Pronunciation slipped only when he named the Mexican village whence he came. Marco was smuggled across the border into the United States not once, but twice. First when he was a 4-year-old, then again when he was eight. “My mom knew a guy,” he offered.

Marco is now one of President Barack Obama’s “dream” kids, one of thousands of under-aged children who accompanied illegal immigrant parents into the country, and who now have been granted provisional legal residency here.

He is a mere cipher in our argument over what we should do about the millions of paperless people who now live among us – which at bottom is a debate over human capital.

But Marco may also be the only kid in metro Atlanta who has been threatened with two extra years of high school by a judge. This will no doubt come as a surprise to the jurist, who has never met Marco.

In June, Fulton County Superior Court Judge John Goger dismissed – however reluctantly – a lawsuit challenging the Georgia law that requires “dream” kids to pay out-of-state tuition for their college educations. The judge did this even as he recognized that the 39 would-be students were “intelligent individuals who seek to better themselves through education and are presumably the type of people, residents, that this state wants and needs.”

The decision is under appeal.

But for now, Georgia has drawn a bright line between high school and college that children of the undocumented aren’t allowed to cross – not without a great deal of cash, which they almost always lack.

But what happens when the line between high school and college blurs? Why, Marco happens.

Marco is one of 340 students who attend the DeKalb Early College Academy, a public school and academic boot camp aimed at kids from families without any college in their histories.

The program crams four years of high school into two. Students who survive are then introduced into Georgia Perimeter College for another two years of schooling. When they emerge at 18, they have not only a high school diploma, but an associate bachelor’s degree.

Wimps need not apply. “You’re looking at a kid who got into a highly competitive program that has kids ready for college in two years instead of four. And he has a part-time job,” said DECA principal Edward Conner, vouching for Marco. “He’s a great kid.”

Marco has completed the two-year grind, so now comes college. On Monday, his DECA classmates were charged somewhere north of $300 each for their first semester at GPC. Marco was hit with a bill approaching $4,500 – the price of out-of-state tuition at that institution.

A 16-year-old wimp would have walked away. Marco did not. He came up with $2,500 from that summer job in Athens – enough to pay for a reduced course load. In 16 weeks, he’ll have to come up with it again.

Marco’s father is a cook. His mom cleans offices. “They’re not in the best situation to help me out,” the kid said.

If Marco wanted to settle for just a high school diploma, he could return to a regular high school – in this case, Cross Keys High School. “Yeah, I’d be the brightest kid there. Yeah, I would work the hardest. But I would lose two years of my life,” he said.

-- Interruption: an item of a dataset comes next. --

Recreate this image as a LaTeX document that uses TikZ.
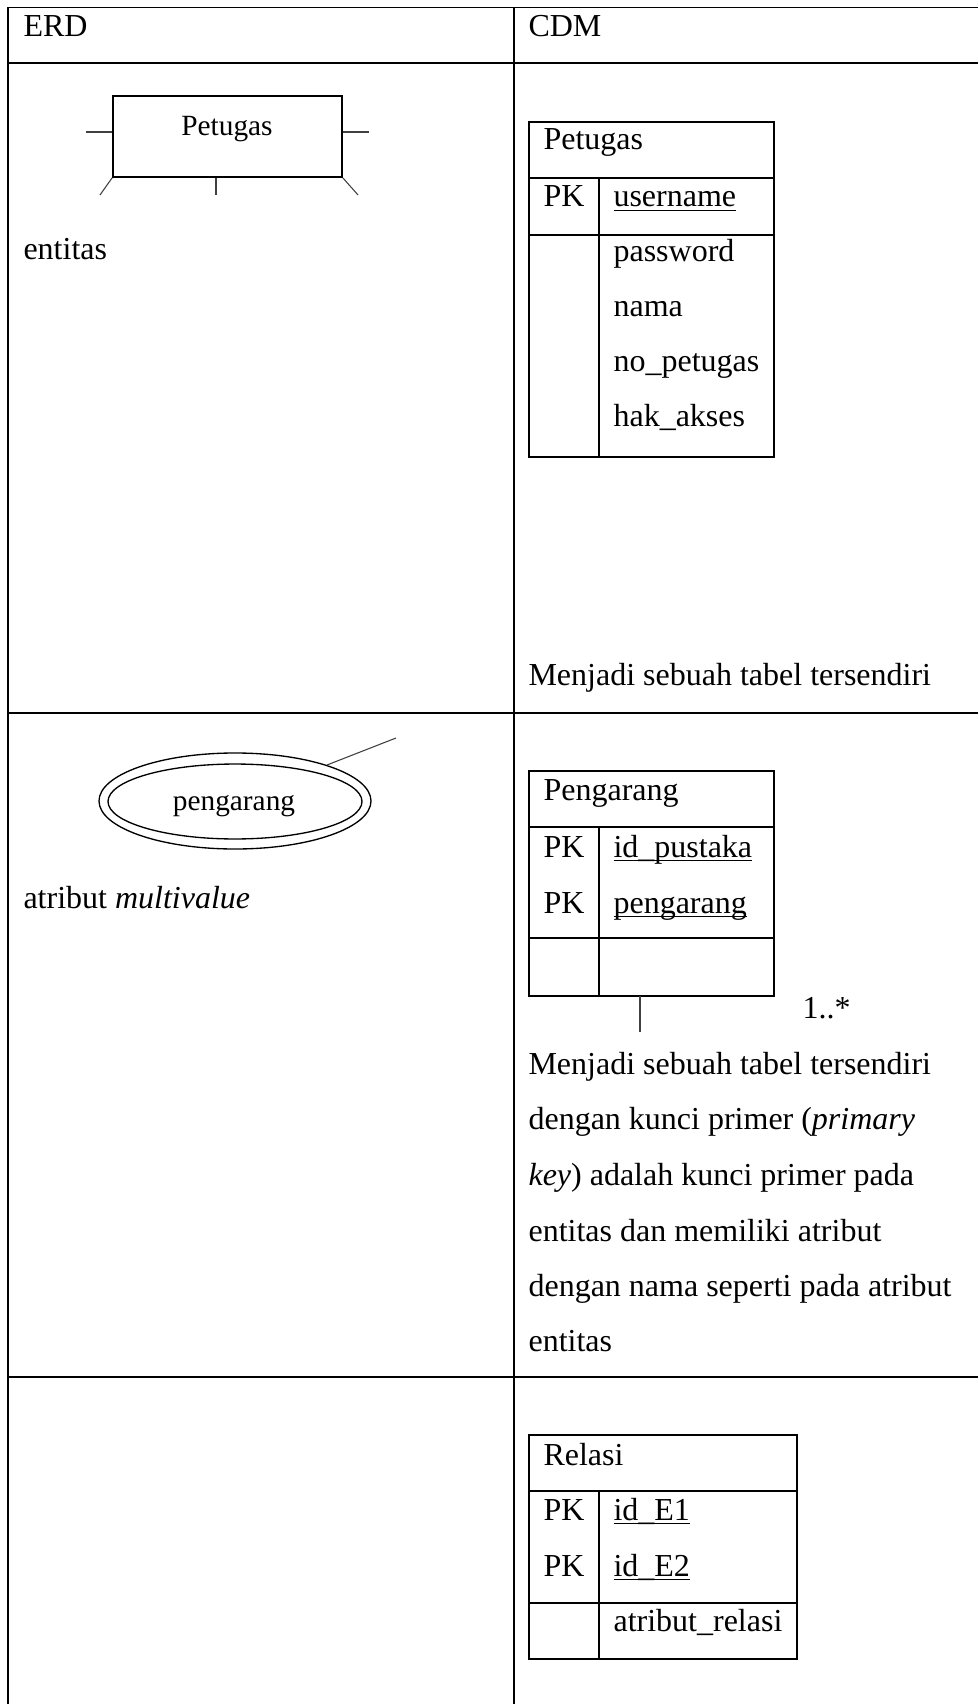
\documentclass[tikz,border=0pt]{standalone}
\usepackage{fontspec}
\setmainfont{Liberation Serif}
\usetikzlibrary{shapes.geometric}
\tikzset{
  grid/.style={line width=0.65pt},
  tbl/.style={line width=0.6pt},
  entity/.style={draw, line width=0.65pt, rectangle, inner sep=0pt, minimum width=85.9pt, minimum height=30.4pt},
  mvattr/.style={draw, line width=0.5pt, ellipse, inner sep=0pt},
  stub/.style={line width=0.4pt, black!75},
  txt/.style={anchor=base west, inner sep=0pt, font=\fontsize{12}{14}\selectfont},
  erdtxt/.style={anchor=base, inner sep=0pt, font=\fontsize{11}{13}\selectfont}
}
\newcommand{\pkey}[1]{\underline{\smash{#1}}}
\begin{document}
\begin{tikzpicture}[x=0.375pt, y=-0.375pt]
\useasboundingbox (0,0) rectangle (978,1704);
% outer grid
\draw[grid] (8,7.5) -- (978,7.5);
\draw[grid] (8,63) -- (978,63);
\draw[grid] (8,713) -- (978,713);
\draw[grid] (8,1377) -- (978,1377);
\draw[grid] (8,7.5) -- (8,1704);
\draw[grid] (514,7.5) -- (514,1704);
\node[txt] (erdHead) at (23,37) {ERD};
\node[txt] (cdmHead) at (528,37) {CDM};
% row 1: entitas
\node[entity] (petugasE) at (227.5,136.5) {};
\node[erdtxt] (petugasT) at (227,136) {Petugas};
\coordinate (stubL) at (86,132);
\coordinate (stubR) at (369,132);
\coordinate (stubBL) at (100,195);
\coordinate (stubBM) at (216,195);
\coordinate (stubBR) at (358,195);
\draw[stub] (stubL) -- (stubL -| petugasE.west);
\draw[stub] (petugasE.east |- stubR) -- (stubR);
\draw[stub] (petugasE.south west) -- (stubBL);
\draw[stub] (stubBM |- petugasE.south) -- (stubBM);
\draw[stub] (petugasE.south east) -- (stubBR);
\node[txt] (entitasT) at (23,260) {entitas};
\draw[tbl] (529,122) rectangle (774,457);
\draw[tbl] (529,178) -- (774,178);
\draw[tbl] (529,235) -- (774,235);
\draw[tbl] (599,178) -- (599,457);
\node[txt] (pTitle) at (543,150) {Petugas};
\node[txt] (pPK) at (543,207) {PK};
\node[txt] (pKey) at (613,207) {\pkey{username}};
\foreach \a [count=\i] in {password, nama, no\_petugas, hak\_akses}
  \node[txt] (pAttr\i) at (613,207+55*\i) {\a};
\node[txt] (pNote) at (528,685) {Menjadi sebuah tabel tersendiri};
% row 2: atribut multivalue
\node[mvattr, minimum width=102pt, minimum height=36pt] (pengarangO) at (235,801) {};
\node[mvattr, minimum width=95.25pt, minimum height=28.1pt] (pengarangI) at (235,801.5) {};
\node[erdtxt] (pengarangT) at (234,810) {pengarang};
\coordinate (mvEnd) at (396,738);
\draw[stub] (pengarangO) -- (mvEnd);
\node[txt] (mvT) at (23,908) {atribut \textit{multivalue}};
\draw[tbl] (529,771) rectangle (774,996);
\draw[tbl] (529,827) -- (774,827);
\draw[tbl] (529,938) -- (774,938);
\draw[tbl] (599,827) -- (599,996);
\node[txt] (gTitle) at (543,800) {Pengarang};
\node[txt] (gPK1) at (543,857) {PK};
\node[txt] (gKey1) at (613,857) {\pkey{id\_pustaka}};
\node[txt] (gPK2) at (543,913) {PK};
\node[txt] (gKey2) at (613,913) {\pkey{pengarang}};
\coordinate (gBot) at (640,996);
\coordinate (gEnd) at (640,1032);
\draw[stub] (gBot) -- (gEnd);
\node[txt] (gMult) at (802,1018) {1..*};
\node[txt] (gNote1) at (528,1074) {Menjadi sebuah tabel tersendiri};
\node[txt] (gNote2) at (528,1129) {dengan kunci primer (\textit{primary}};
\node[txt] (gNote3) at (528,1185) {\textit{key}) adalah kunci primer pada};
\node[txt] (gNote4) at (528,1241) {entitas dan memiliki atribut};
\node[txt] (gNote5) at (528,1296) {dengan nama seperti pada atribut};
\node[txt] (gNote6) at (528,1351) {entitas};
% row 3: relasi
\draw[tbl] (529,1435) rectangle (797,1659);
\draw[tbl] (529,1491) -- (797,1491);
\draw[tbl] (529,1603) -- (797,1603);
\draw[tbl] (599,1491) -- (599,1659);
\node[txt] (rTitle) at (543,1465) {Relasi};
\node[txt] (rPK1) at (543,1520) {PK};
\node[txt] (rKey1) at (613,1520) {\pkey{id\_E1}};
\node[txt] (rPK2) at (543,1576) {PK};
\node[txt] (rKey2) at (613,1576) {\pkey{id\_E2}};
\node[txt] (rAttr) at (613,1631) {atribut\_relasi};
\end{tikzpicture}
\end{document}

The kid’s goals have succumbed somewhat to what George W. Bush once called the tyranny of low expectations. “My aim was architecture, because I’m good at math. But being realistic, architecture seems a bit too far for me right now,” Marco said. “I’m good at many other things. I can repair phones. I know how to produce movies and videos – I know all of that stuff.”

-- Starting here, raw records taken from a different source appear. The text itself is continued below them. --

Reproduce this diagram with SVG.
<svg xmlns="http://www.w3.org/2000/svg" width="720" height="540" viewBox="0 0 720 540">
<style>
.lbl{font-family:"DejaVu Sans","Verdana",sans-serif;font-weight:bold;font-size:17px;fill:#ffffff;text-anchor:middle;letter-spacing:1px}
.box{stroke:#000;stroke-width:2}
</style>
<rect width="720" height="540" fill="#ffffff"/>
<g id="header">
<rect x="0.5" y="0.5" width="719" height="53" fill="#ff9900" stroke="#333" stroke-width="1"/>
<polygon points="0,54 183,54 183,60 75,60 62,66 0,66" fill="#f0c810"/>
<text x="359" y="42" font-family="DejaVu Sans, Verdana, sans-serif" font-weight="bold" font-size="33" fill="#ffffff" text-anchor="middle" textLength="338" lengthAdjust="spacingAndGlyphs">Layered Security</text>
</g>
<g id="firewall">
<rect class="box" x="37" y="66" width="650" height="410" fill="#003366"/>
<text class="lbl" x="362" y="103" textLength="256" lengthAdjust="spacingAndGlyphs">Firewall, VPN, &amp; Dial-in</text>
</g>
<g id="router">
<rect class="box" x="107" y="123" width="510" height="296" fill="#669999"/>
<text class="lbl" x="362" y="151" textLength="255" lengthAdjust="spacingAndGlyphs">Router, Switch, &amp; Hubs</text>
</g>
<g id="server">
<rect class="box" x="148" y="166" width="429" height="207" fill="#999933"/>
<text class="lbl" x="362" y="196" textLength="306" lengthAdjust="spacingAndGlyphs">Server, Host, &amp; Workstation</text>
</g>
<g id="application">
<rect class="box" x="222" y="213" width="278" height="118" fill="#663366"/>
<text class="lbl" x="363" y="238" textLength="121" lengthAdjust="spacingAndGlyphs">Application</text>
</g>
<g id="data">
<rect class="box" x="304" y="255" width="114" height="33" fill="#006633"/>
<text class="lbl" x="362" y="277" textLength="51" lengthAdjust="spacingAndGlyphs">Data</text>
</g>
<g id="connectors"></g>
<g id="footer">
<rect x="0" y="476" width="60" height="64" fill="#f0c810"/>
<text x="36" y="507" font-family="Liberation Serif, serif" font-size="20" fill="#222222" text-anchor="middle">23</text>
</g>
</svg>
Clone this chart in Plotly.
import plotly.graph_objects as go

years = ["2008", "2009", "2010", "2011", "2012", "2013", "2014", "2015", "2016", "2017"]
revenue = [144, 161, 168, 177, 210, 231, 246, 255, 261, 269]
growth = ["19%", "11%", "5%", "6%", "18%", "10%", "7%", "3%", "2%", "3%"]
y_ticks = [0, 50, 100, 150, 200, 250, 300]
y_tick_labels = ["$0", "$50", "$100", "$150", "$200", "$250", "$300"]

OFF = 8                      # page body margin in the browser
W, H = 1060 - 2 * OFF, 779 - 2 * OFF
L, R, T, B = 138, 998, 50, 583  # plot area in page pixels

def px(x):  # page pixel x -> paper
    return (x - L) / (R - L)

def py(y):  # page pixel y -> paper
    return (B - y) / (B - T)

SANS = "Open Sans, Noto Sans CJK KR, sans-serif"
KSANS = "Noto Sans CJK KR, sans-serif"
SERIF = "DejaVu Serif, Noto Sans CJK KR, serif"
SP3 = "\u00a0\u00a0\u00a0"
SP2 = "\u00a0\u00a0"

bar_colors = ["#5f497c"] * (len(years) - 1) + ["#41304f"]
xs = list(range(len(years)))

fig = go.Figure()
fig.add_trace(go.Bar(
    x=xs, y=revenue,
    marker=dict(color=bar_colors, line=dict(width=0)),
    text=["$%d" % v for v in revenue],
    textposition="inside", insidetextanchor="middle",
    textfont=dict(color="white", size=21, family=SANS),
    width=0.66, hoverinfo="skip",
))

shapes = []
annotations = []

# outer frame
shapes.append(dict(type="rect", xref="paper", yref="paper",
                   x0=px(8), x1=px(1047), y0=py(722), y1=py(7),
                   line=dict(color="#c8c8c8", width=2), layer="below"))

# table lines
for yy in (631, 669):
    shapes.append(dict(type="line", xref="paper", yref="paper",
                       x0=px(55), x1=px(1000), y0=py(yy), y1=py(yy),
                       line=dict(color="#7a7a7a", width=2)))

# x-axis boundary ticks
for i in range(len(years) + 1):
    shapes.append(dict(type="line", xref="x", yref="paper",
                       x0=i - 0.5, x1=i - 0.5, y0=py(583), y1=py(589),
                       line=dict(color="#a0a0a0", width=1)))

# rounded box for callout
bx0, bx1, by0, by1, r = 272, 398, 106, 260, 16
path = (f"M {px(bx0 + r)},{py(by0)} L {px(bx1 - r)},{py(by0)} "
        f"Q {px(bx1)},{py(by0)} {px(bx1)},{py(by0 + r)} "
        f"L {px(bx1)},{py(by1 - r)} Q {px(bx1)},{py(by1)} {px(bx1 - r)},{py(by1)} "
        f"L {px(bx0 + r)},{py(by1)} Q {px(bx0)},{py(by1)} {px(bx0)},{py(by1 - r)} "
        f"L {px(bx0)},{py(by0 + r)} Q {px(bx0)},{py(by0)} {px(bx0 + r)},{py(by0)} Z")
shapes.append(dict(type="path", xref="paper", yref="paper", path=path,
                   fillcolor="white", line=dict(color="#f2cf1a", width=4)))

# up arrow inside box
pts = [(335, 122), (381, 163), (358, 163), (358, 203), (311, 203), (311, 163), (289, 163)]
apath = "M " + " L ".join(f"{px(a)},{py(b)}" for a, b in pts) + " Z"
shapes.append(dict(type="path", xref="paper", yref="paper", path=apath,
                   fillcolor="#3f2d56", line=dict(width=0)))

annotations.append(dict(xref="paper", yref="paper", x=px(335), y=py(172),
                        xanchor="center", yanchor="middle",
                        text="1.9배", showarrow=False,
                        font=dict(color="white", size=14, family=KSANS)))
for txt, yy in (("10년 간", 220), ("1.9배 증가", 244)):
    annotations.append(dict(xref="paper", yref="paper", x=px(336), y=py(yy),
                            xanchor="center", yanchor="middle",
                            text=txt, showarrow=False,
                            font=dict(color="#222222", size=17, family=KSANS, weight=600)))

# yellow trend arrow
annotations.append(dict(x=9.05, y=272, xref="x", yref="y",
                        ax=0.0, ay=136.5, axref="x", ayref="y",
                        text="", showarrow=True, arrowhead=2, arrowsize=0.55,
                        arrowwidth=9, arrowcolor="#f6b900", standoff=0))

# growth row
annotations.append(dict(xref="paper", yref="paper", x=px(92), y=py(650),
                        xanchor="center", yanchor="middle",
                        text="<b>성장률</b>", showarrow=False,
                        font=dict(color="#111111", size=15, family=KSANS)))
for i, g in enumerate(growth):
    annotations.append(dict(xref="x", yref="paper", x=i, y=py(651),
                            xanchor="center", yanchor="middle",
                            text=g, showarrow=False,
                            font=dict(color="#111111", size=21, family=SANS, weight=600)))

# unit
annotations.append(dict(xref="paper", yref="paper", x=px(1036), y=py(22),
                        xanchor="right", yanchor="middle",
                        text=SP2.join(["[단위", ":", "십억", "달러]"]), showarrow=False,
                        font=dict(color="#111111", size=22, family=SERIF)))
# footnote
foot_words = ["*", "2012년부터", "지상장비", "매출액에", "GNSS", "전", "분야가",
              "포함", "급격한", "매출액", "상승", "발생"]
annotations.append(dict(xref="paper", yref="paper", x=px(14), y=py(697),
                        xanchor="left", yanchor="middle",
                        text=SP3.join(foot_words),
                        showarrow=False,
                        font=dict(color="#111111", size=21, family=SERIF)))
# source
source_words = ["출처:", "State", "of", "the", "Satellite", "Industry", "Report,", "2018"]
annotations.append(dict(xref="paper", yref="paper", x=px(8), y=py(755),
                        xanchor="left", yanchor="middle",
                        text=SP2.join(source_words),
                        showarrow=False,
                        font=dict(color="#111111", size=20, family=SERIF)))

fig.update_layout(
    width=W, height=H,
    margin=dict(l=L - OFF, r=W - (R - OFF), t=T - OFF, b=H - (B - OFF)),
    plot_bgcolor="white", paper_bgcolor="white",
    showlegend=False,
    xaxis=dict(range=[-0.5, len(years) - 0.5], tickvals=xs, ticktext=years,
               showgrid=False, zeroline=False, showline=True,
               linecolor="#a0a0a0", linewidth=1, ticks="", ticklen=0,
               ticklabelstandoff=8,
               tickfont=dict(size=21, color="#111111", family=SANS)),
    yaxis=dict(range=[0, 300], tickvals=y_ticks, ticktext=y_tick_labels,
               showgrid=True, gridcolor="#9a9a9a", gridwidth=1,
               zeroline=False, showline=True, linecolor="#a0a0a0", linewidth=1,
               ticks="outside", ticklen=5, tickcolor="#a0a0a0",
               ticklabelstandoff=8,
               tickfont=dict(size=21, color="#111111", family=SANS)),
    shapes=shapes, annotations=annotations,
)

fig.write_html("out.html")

There is a first forum today in Macon, sponsored by the Georgia Chamber of Commerce, between two candidates for U.S. Senate – Republican David Perdue and Democrat Michelle Nunn.

I plan to be in the audience, but if I had the chance, this is the one question I would pose: What do we do with Marco? Do we have enough bright, driven barn-burners that we can afford to let this one sink? If the answer is no, then how do we make room for him?

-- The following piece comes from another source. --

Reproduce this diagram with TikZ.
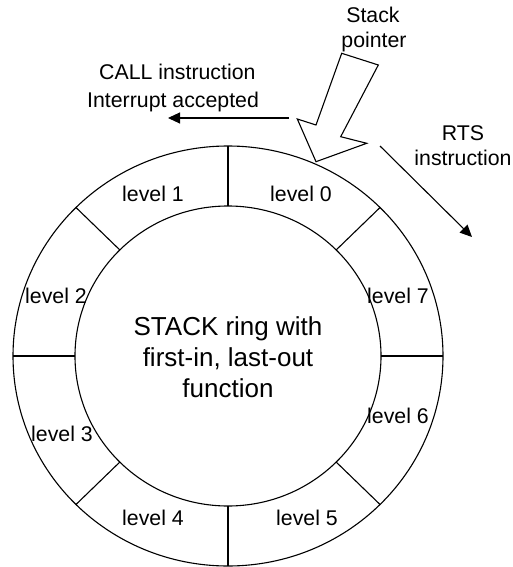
\documentclass[tikz,border=0pt]{standalone}
\usepackage{fontspec}
\setmainfont{Liberation Sans}
\usetikzlibrary{arrows.meta,calc}
\begin{document}
\begin{tikzpicture}[x=1pt,y=-1pt,
  line/.style={line width=1.1pt,line join=miter},
  lbl/.style={inner sep=0pt,font=\fontsize{21.3}{25}\selectfont},
  big/.style={inner sep=0pt,align=center,font=\fontsize{26}{31}\selectfont},
  arr/.style={line,-{Triangle[length=12pt,width=11pt]}}]
\useasboundingbox (0,0) rectangle (512,567);
% ring
\coordinate (c) at (228,356);
\draw[line] (c) ellipse [x radius=215, y radius=210];
\draw[line] (c) ellipse [x radius=153, y radius=150];
\foreach \a in {0,45,...,315}{
  \draw[line] ($(c)+({153*cos(\a)},{-150*sin(\a)})$) -- ($(c)+({215*cos(\a)},{-210*sin(\a)})$);
}
% labels
\node[lbl] (l0) at (301,194) {level 0};
\node[lbl] (l1) at (153,194) {level 1};
\node[lbl] (l2) at (56,296) {level 2};
\node[lbl] (l7) at (398,296) {level 7};
\node[lbl] (l3) at (62,434) {level 3};
\node[lbl] (l6) at (398,416) {level 6};
\node[lbl] (l4) at (153,518) {level 4};
\node[lbl] (l5) at (307,518) {level 5};
\node[big] (ctr) at (228,357) {STACK ring with\\first-in, last-out\\function};
% top texts
\node[lbl] (st) at (373,15) {Stack};
\node[lbl] (sp) at (374,42) {pointer};
\node[lbl,anchor=west] (call) at (99,72) {CALL instruction};
\node[lbl,anchor=west] (intr) at (87,102) {Interrupt accepted};
\node[lbl] (rts) at (463,133) {RTS};
\node[lbl] (rtsi) at (463,158) {instruction};
% connectors
\coordinate (a1s) at (289,118);
\coordinate (a1e) at (168,118);
\draw[arr] (a1s) -- (a1e);
\coordinate (a2s) at (380,146);
\coordinate (a2e) at (472,237);
\draw[arr] (a2s) -- (a2e);
% block arrow (stack pointer)
\draw[line] (341.7,53.3) -- (378.3,65) -- (340.7,136.7) -- (366.7,143.3)
  -- (316,161.7) -- (297.3,119) -- (316,125) -- cycle;
\end{tikzpicture}
\end{document}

Human capital is a perishable thing. The clock is ticking for Marco and kids like him. But while others dither, he does not. One of his two courses at Georgia Perimeter College is in history. The topic hasn’t been his best subject – he got a “B” the last time.

He is sometimes overwhelmed by the myriad of details that need to line up just right in order to produce any single event. “One little slip-up, and we wouldn’t be here today,” Marco said. Amen and amen.